Quite tired now. Hopefully we’ll spin at the reach. Are we spinning? Nope, we’re going to the lock. I. Am. Desperate. Didn’t even have much to drink. Water, water, everywhere, but not a spot to relieve myself. Stop thinking about aged seamen, it’s probably not helping. I’m cold. At least we’re not doing pieces today. We’re doing pieces today? Who says? The cox has no authority over the coach.

Coach, why would you betray me? Every stroke is now squeezing my bladder. Rhythmically – that makes it worse. This is torture.

Right, we’re spinning. Just got to make it back to the boathouse. Distract yourself. Wonder how much that house is worth. Mental note to Zoopla it (other property websites are available). Probably has loads of bathrooms. With toilets in them.

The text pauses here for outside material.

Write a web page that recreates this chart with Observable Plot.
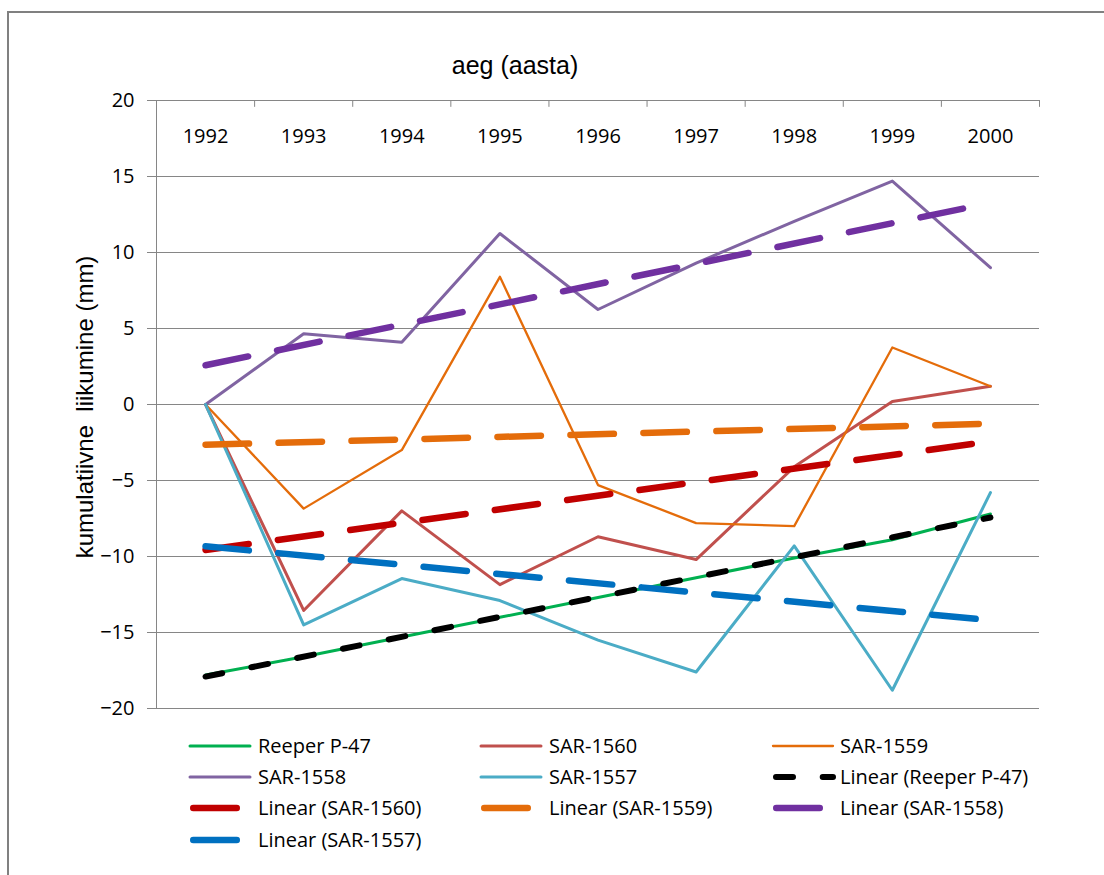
<!DOCTYPE html>
<html><head><meta charset="utf-8">
<script src="https://cdn.jsdelivr.net/npm/d3@7"></script>
<script src="https://cdn.jsdelivr.net/npm/@observablehq/plot@0.6"></script>
<style>
html,body{margin:0;padding:0;background:#fff;overflow:hidden}
#page{position:relative;width:1104px;height:875px;overflow:hidden;font-family:"Open Sans",sans-serif;color:#000}
#frame{position:absolute;left:7px;top:11px;width:1200px;height:1000px;border:2px solid #808080;box-sizing:border-box}
#chart{position:absolute;left:0;top:0}
#title{position:absolute;left:365px;width:300px;top:50px;line-height:30px;text-align:center;font-family:"Liberation Sans",Arial,sans-serif;font-size:25px;white-space:nowrap}
#ylabel{position:absolute;left:85px;top:407px;transform:translate(-50%,-50%) rotate(-90deg);font-family:"Liberation Sans",Arial,sans-serif;font-size:24px;white-space:pre;line-height:28px}
.leg{position:absolute;height:24px}
.leg svg{position:absolute;left:0;top:6px;overflow:visible}
.leg span{position:absolute;top:0;line-height:24px;font-size:20px;white-space:nowrap}
</style>
</head><body>
<div id="page">
  <div id="frame"></div>
  <div id="chart"></div>
  <div id="title">aeg (aasta)</div>
  <div id="ylabel">kumulatiivne  liikumine (mm)</div>
  <div id="legend"></div>
</div>
<script>
// ---- data ----
const years = [1992, 1993, 1994, 1995, 1996, 1997, 1998, 1999, 2000];
const seriesNames = ["Reeper P-47", "SAR-1560", "SAR-1559", "SAR-1558", "SAR-1557"];
const reeperP47 = [-17.8, -16.6, -15.3, -14.0, -12.7, -11.4, -10.1, -8.9, -7.2];
const sar1560 = [0, -13.55, -7.0, -11.85, -8.7, -10.2, -4.1, 0.2, 1.2];
const sar1559 = [0, -6.85, -3.0, 8.4, -5.3, -7.8, -8.0, 3.75, 1.2];
const sar1558 = [0, 4.65, 4.1, 11.25, 6.25, 9.3, 12.05, 14.7, 9.0];
const sar1557 = [0, -14.5, -11.45, -12.9, -15.5, -17.6, -9.3, -18.8, -5.8];
const yTicks = [-20, -15, -10, -5, 0, 5, 10, 15, 20];
const lineColors = ["#00b050", "#c0504d", "#e46c0a", "#8064a2", "#4bacc6"];
const trendColors = ["#000000", "#c00000", "#e46c0a", "#7030a0", "#0070c0"];

const seriesValues = [reeperP47, sar1560, sar1559, sar1558, sar1557];
const table = seriesNames.flatMap((name, s) =>
  years.map((year, i) => ({series: name, year, value: seriesValues[s][i]})));
const boundaries = years.map(y => y + 0.5);

const lineWidths = [3, 3, 2.3, 3, 3];
const trendDash = (s) => s === 0 ? "17 29.7" : "43.5 29.5";
const trendWidth = (s) => s === 0 ? 6 : 6.5;

const marks = [
  Plot.gridY(yTicks, {stroke: "#868686", strokeOpacity: 1, strokeWidth: 1}),
  Plot.ruleX([years[0] - 0.5], {stroke: "#868686", strokeWidth: 1}),
  Plot.ruleX(boundaries, {y1: 20, y2: 19.55, stroke: "#868686", strokeWidth: 1}),
  Plot.axisY({ticks: yTicks, tickSize: 9, tickPadding: 13, stroke: "#868686", fill: "#000", fontSize: 20, label: null}),
  Plot.text(years, {x: d => d, text: d => String(d), frameAnchor: "top", dy: 28, fontSize: 20, fill: "#000"})
];
seriesNames.forEach((name, s) => {
  marks.push(Plot.line(table.filter(d => d.series === name), {
    x: "year", y: "value", stroke: lineColors[s], strokeWidth: lineWidths[s],
    strokeLinejoin: "round", strokeLinecap: "round"
  }));
});
seriesNames.forEach((name, s) => {
  marks.push(Plot.linearRegressionY(table.filter(d => d.series === name), {
    x: "year", y: "value", ci: 0, stroke: trendColors[s], strokeWidth: trendWidth(s),
    strokeDasharray: trendDash(s), strokeLinecap: "round"
  }));
});

const chart = Plot.plot({
  width: 1104,
  height: 720,
  marginLeft: 156,
  marginRight: 65,
  marginTop: 100,
  marginBottom: 12,
  style: {fontFamily: "'Open Sans', sans-serif", fontSize: "20px", background: "transparent", color: "#000", overflow: "visible"},
  x: {type: "linear", domain: [years[0] - 0.5, years[years.length - 1] + 0.5], axis: null},
  y: {domain: [-20, 20], axis: null},
  marks
});
document.getElementById("chart").appendChild(chart);

// ---- legend ----
const legendItems = [
  ...seriesNames.map((name, s) => ({label: name, color: lineColors[s], width: lineWidths[s], dash: null})),
  ...seriesNames.map((name, s) => ({label: "Linear (" + name + ")", color: trendColors[s], width: trendWidth(s), dash: trendDash(s), black: s === 0}))
];
const colLine = [190, 481, 773];
const colText = [258, 549, 840];
const rowY = [746, 777, 808, 840];
const legend = document.getElementById("legend");
legendItems.forEach((item, i) => {
  const col = i % 3, row = Math.floor(i / 3);
  const div = document.createElement("div");
  div.className = "leg";
  div.style.left = "0px";
  div.style.top = (rowY[row] - 12) + "px";
  const ns = "http://www.w3.org/2000/svg";
  const svg = document.createElementNS(ns, "svg");
  svg.setAttribute("width", 80);
  svg.setAttribute("height", 12);
  svg.style.left = (colLine[col] - 3) + "px";
  const ln = document.createElementNS(ns, "line");
  const sw = item.width;
  const x1 = item.dash ? sw / 2 + 3 - 3 + 3 : 3 + 0;
  const x2 = item.dash ? (item.black ? 63 : 55) : 63;
  ln.setAttribute("x1", item.dash ? 3 + sw / 2 : 3);
  ln.setAttribute("x2", x2);
  ln.setAttribute("y1", 6);
  ln.setAttribute("y2", 6);
  ln.setAttribute("stroke", item.color);
  ln.setAttribute("stroke-width", sw);
  ln.setAttribute("stroke-linecap", "round");
  if (item.dash) ln.setAttribute("stroke-dasharray", item.dash);
  svg.appendChild(ln);
  div.appendChild(svg);
  const span = document.createElement("span");
  span.textContent = item.label;
  span.style.left = colText[col] + "px";
  div.appendChild(span);
  legend.appendChild(div);
});
</script>
</body></html>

Forgot the reach is the Cam’s version of the M25. If we have to “easy there” one more time. This level of self-denial must be unhealthy. On many levels. My poor, poor bladder. I am soaking already. No one would really notice... No. This is how whole civilisations fall. Pull yourself together.

And we’re back. Don’t really need to go anymore actually. If I cycle home quickly I can have second breakfast. Missed breakfast. I’ll skip Intensive Greek and just go to lectures at 11. How do people with 9ams do this? Need a shower.

Oh, have a bath, treat yourself. May as well skip lectures again today, in that case. Hugh Laurie rowed and got a Third. Look at him now. Priorities.